4. A culture of more cooperative and forthcoming witnesses lead to more arrests and punishment of offenders, taking these people off the streets before they can commit another crime. Thus we have some real crime prevention.
In addition to simply an improvement in quality and quantity of life, crime prevention is often critical to community development efforts. When crime is low enough that people routinely discount an isolated crime as an anomaly not typical of the neighborhood, all is well from a community development perspective. But once crime becomes frequent enough that a particular neighborhood becomes perceived as crime-ridden, everything from retail attraction to property values to demand for housing begins to follow a downward trajectory.
One of the first steps for a community wishing to develop a civilian oversight function is to agree on exactly what they would like to accomplish. Is the purpose to defuse highly emotional situations in which police misconduct is alleged, or is this a more inward-looking effort at quality control? Is increasing trust in law enforcement a major goal, and if so, what degree of oversight and transparency will the public need in order to be convinced that police are being held accountable?
The latter is not a trivial question, and we suggest that a city hold some public meetings to tease out the real answer before investing any dollars in civilian oversight. It's better to start out with the right balance among independent investigation, review of internal investigation upon appeal, and auditing the internal investigations to spot patterns. An answer to what it will take to improve trust in policing also will indicate to a community how much investment in ongoing community engagement, public forums, and reporting will be necessary to accomplish the goal.
General answers to these questions will lead to development of a budget. Usually review board members serve without any compensation, just like members of other city boards and commissions. Expenses instead relate to staffing and possibly to meetings, annual reports, and the like.
Although every community has to balance all kinds of disparate needs with available revenues, we would urge cities not to underfund the civilian oversight board, given city goals for the program.

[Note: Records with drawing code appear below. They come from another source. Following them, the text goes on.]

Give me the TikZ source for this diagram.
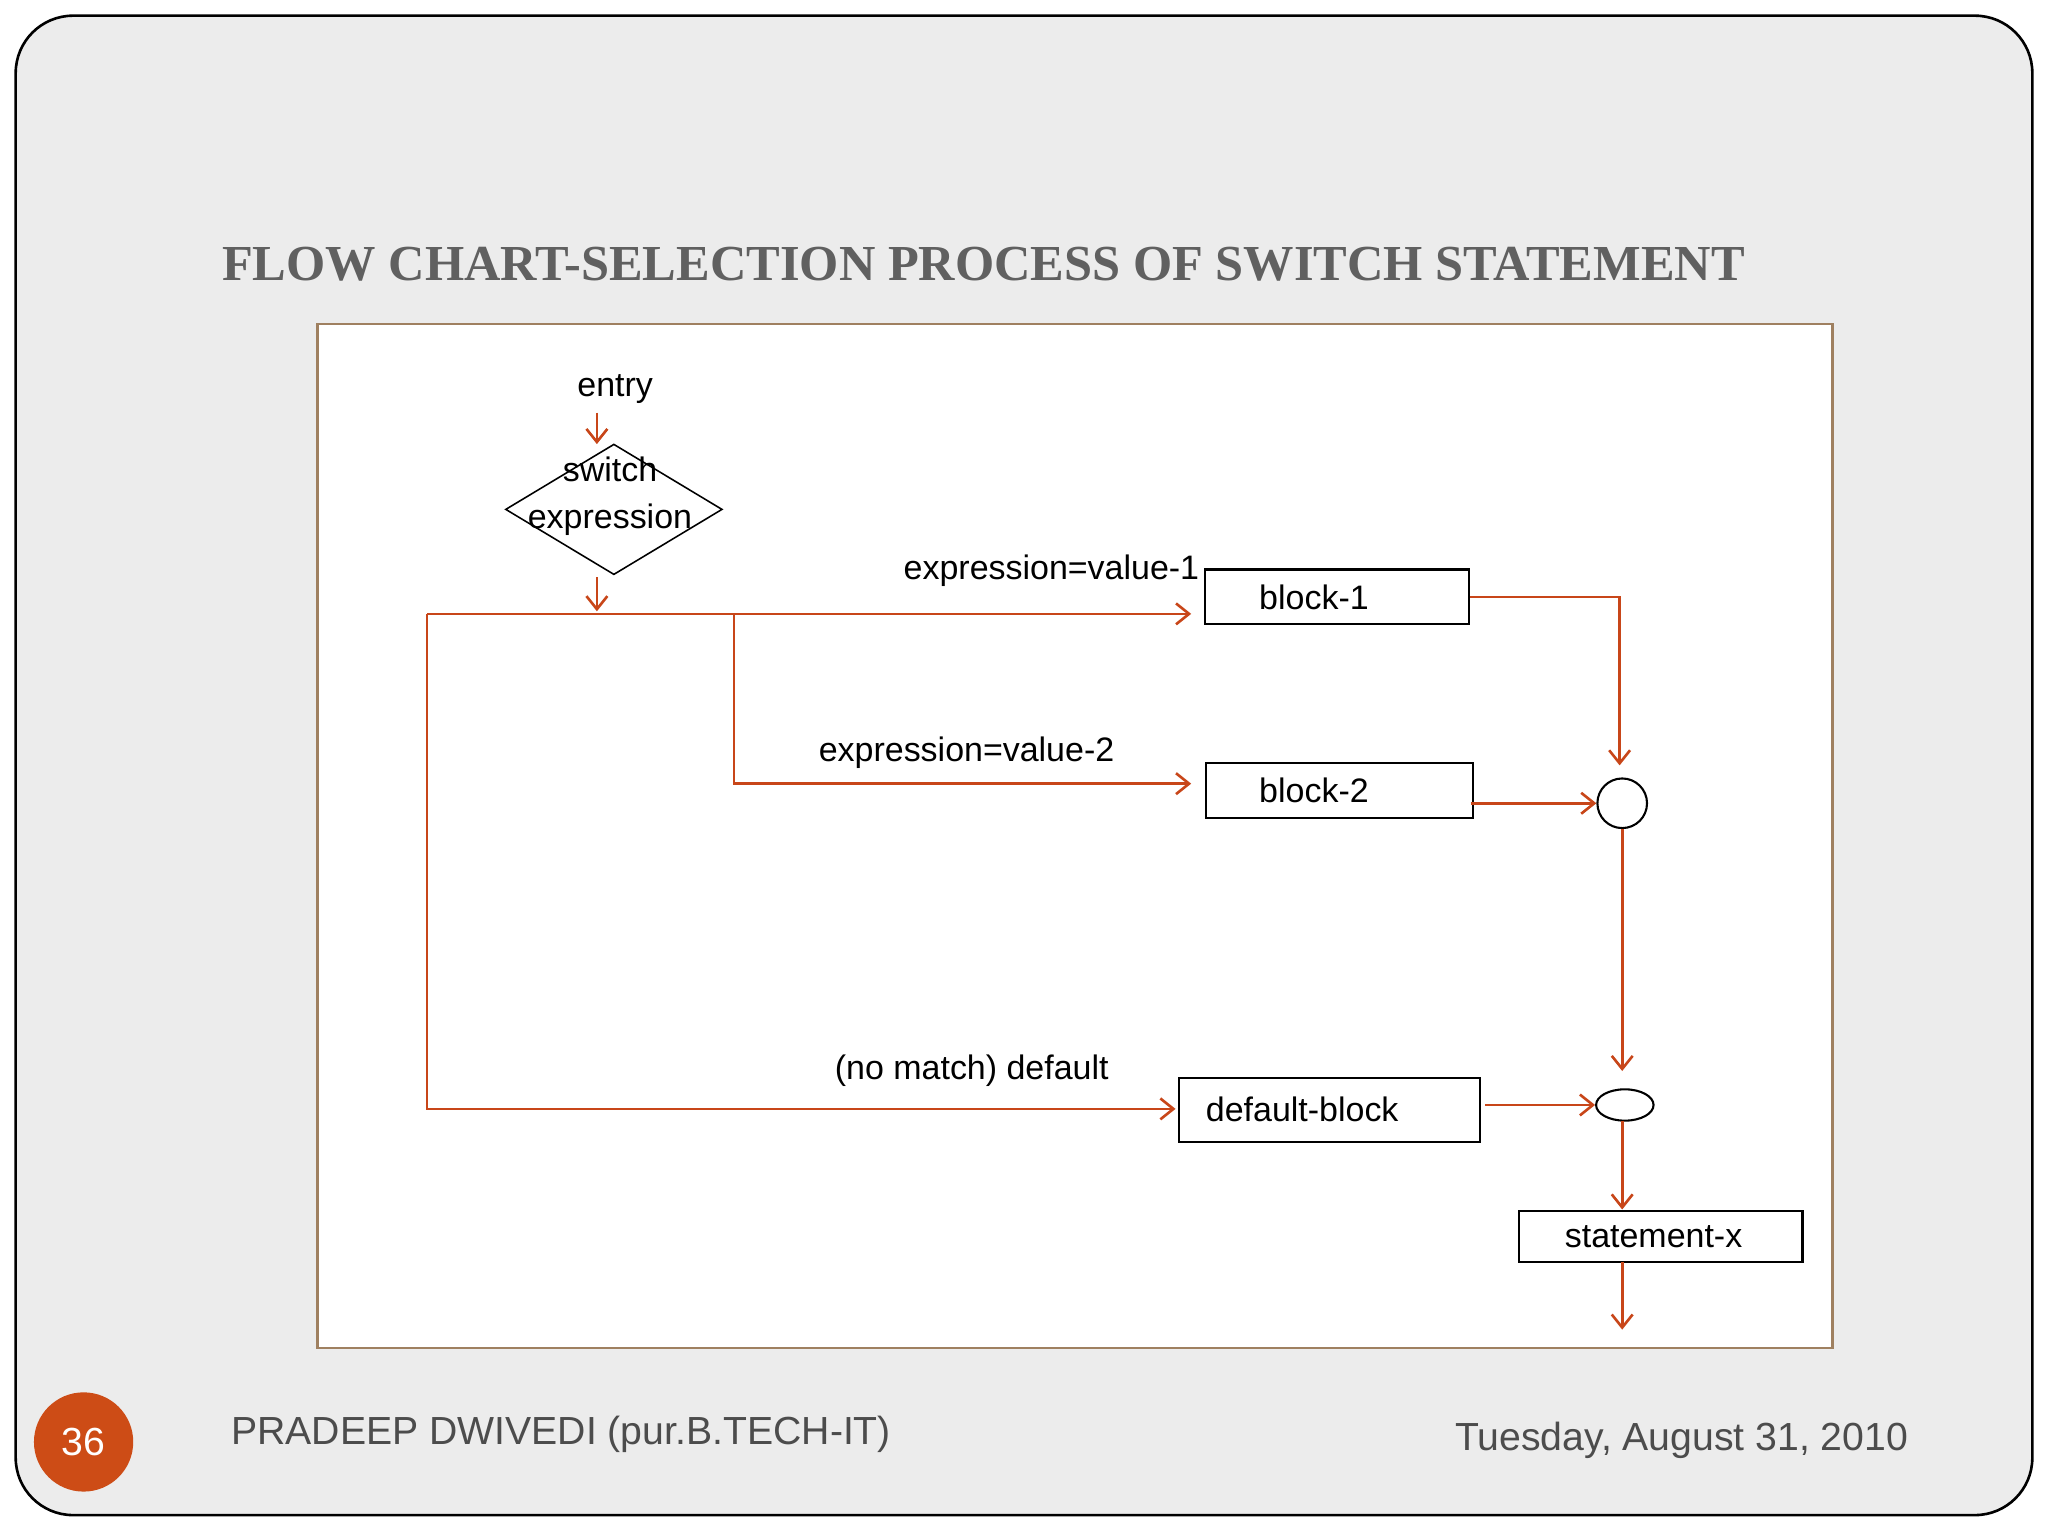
\documentclass[tikz,border=0pt]{standalone}
\usepackage{fontspec}
\setmainfont{Liberation Sans}
\newfontfamily\titlefont{Liberation Serif}
\usetikzlibrary{shapes.geometric,arrows.meta}
\definecolor{ln}{RGB}{200,70,25}
\definecolor{bgm}{RGB}{236,236,236}
\begin{document}
\begin{tikzpicture}[x=0.5pt,y=-0.5pt,
  con/.style={draw=ln,line width=1pt},
  arr/.style={con,-{Straight Barb[length=5pt,width=8pt]}},
  bx/.style={draw,line width=0.8pt,inner sep=0pt},
  lbl/.style={font=\fontsize{13}{15}\selectfont}]
\useasboundingbox (0,0) rectangle (1568,1176);
\fill[white] (0,0) rectangle (1568,1176);
\draw[fill=bgm,line width=1pt,rounded corners=22pt] (12,12) rectangle (1556,1160);
\node[font=\titlefont\bfseries\fontsize{19.3}{22}\selectfont,text=gray!75!black] (title) at (753,202) {FLOW CHART-SELECTION PROCESS OF SWITCH STATEMENT};
\draw[fill=white,draw=brown!50!gray,line width=1pt] (243,248) rectangle (1403,1032);
\node[lbl] (entry) at (471,298) {entry};
\coordinate (e1) at (457,316);
\node[draw,diamond,aspect=1.66,minimum width=83pt,minimum height=50pt,inner sep=0pt,line width=0.6pt] (sw) at (470,390) {};
\node[lbl,align=center,font=\fontsize{13}{18}\selectfont] (swt) at (467,380) {switch\\expression};
\coordinate (top) at (457,340);
\draw[arr] (e1) -- (top);
\coordinate (s1) at (457,442); \coordinate (s2) at (457,468);
\draw[arr] (s1) -- (s2);
\node[bx,minimum width=101pt,minimum height=21pt] (b1) at (1023.5,457) {};
\node[lbl] at (1006,457) {block-1};
\node[bx,minimum width=102.5pt,minimum height=21pt] (b2) at (1025.5,605) {};
\node[lbl] at (1006,605) {block-2};
\node[bx,minimum width=115pt,minimum height=24.5pt] (db) at (1018,849.5) {};
\node[lbl] at (997,849) {default-block};
\node[bx,minimum width=108.5pt,minimum height=19.5pt] (sx) at (1271.5,946.5) {};
\node[lbl] at (1266,947) {statement-x};
\node[lbl] at (805,437) {expression=value-1};
\node[lbl] at (740,576) {expression=value-2};
\node[lbl] at (744,820) {(no match) default};
\coordinate (L0) at (327,470); \coordinate (B0) at (562,470);
\draw[arr] (L0) -- (912,470);
\draw[arr] (B0) -- (562,600) -- (912,600);
\draw[arr] (L0) -- (327,849) -- (900,849);
\node[draw,circle,minimum size=19pt,inner sep=0pt,line width=0.8pt] (c1) at (1242,615) {};
\node[draw,ellipse,minimum width=22pt,minimum height=12pt,inner sep=0pt,line width=0.8pt] (c2) at (1244,846) {};
\draw[arr] (b1.east) -- (1240,457) -- (1240,586);
\draw[arr] (1126,615) -- (c1.west);
\draw[arr] (c1.south) -- (1242,820);
\draw[arr] (1137,846) -- (c2.west);
\draw[arr] (1242,858) -- (1242,926);
\coordinate (out) at (1242,1018);
\draw[arr] (1242,966) -- (out);
\node[circle,fill=ln!90!orange,minimum size=38pt,inner sep=0pt,text=white,font=\fontsize{15}{18}\selectfont] (pg) at (64,1104) {36};
\node[anchor=west,text=gray!60!black,font=\fontsize{15}{18}\selectfont] (auth) at (170,1098) {PRADEEP DWIVEDI (pur.B.TECH-IT)};
\node[anchor=east,text=gray!60!black,font=\fontsize{15}{18}\selectfont] (date) at (1468,1103) {Tuesday, August 31, 2010};
\end{tikzpicture}
\end{document}
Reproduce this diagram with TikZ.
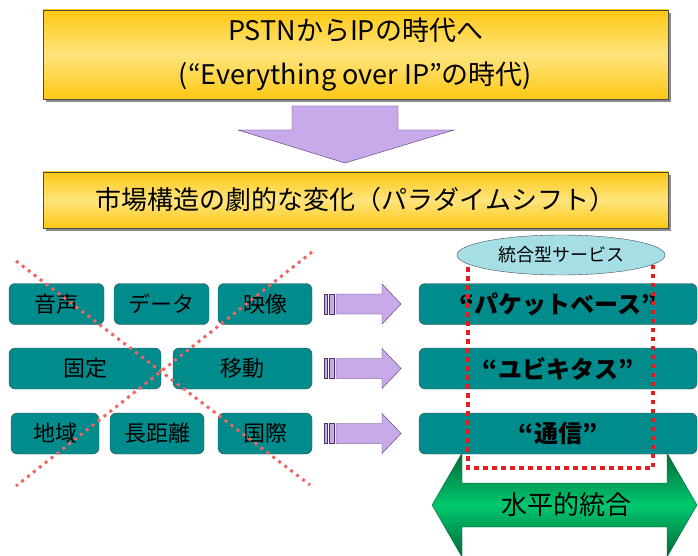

It might be better not to have any civilian review than to aggravate community distrust further by making a display of appointing a civilian oversight commission and then not giving them enough money to meet their charge.
Another early stage decision will be how the new board can become as completely independent from the police department as possible. For example, if the police chief is the main staff person for the board, if meetings occur in police headquarters, and if the civilian oversight board relies on the police department for copying and responses to sunshine law requests, the public can rightly question whether the board is truly independent.
The city needs to spend the money to establish the review body in a separate location and with its own support staff, or else risk that all the money and effort that goes into establishing the board won't do much to move the needle toward more trust in law enforcement.
We also think that the civilian oversight board needs to report to the city or county manager rather than to any police entity. If police chief action is called for, let the city manager or mayor's office pursue that issue.
Lastly, when these decisions have been made, it is critical to appoint the right people to the civilian oversight board. First and foremost, people appointed to this board have to be perceived as completely independent from the police system in order to have credibility. Former police, their spouses and relatives, and for that matter, current or former anti-police activists cannot be perceived as objective. Neither can politicians or former elected officials who have taken active stances on police work. Attorneys are tricky appointments too, especially if their firm practices any criminal law.
To be independent, though, board members need a professional background that requires analytical skills, critical thinking, an eye for detail, an understanding of human nature, and plenty of backbone. It is also very helpful if they are known and respected in the community, and can be seen as someone who already has a good reputation and not someone who is interested in building one.
Our experience has been that a couple of good appointments of respected people with no axe to grind is essential. Of course, the trick here is to find those revered leaders who also will devote the necessary time and energy to the oversight board, since by nature many of these boards or commissions involve short but intense bursts of energy when there is an incident requiring investigation.
It also would be very helpful if board members could receive their required orientation from outside experts not affiliated with the local police department. A local university professor might be available to fill this role, but each city will have to check out resources for board member training on its own. Looking elsewhere in the state for consultants can be helpful.
In closing, we have to say that although we support civilian oversight boards, we wish they were not necessary. We would hope that residents trust their police departments to correct and discipline themselves as needed. However, trust has been so corroded in most major cities and in many medium-sized and small cities that it's time to be pragmatic and to try to shine a light on what really happens in today's policing.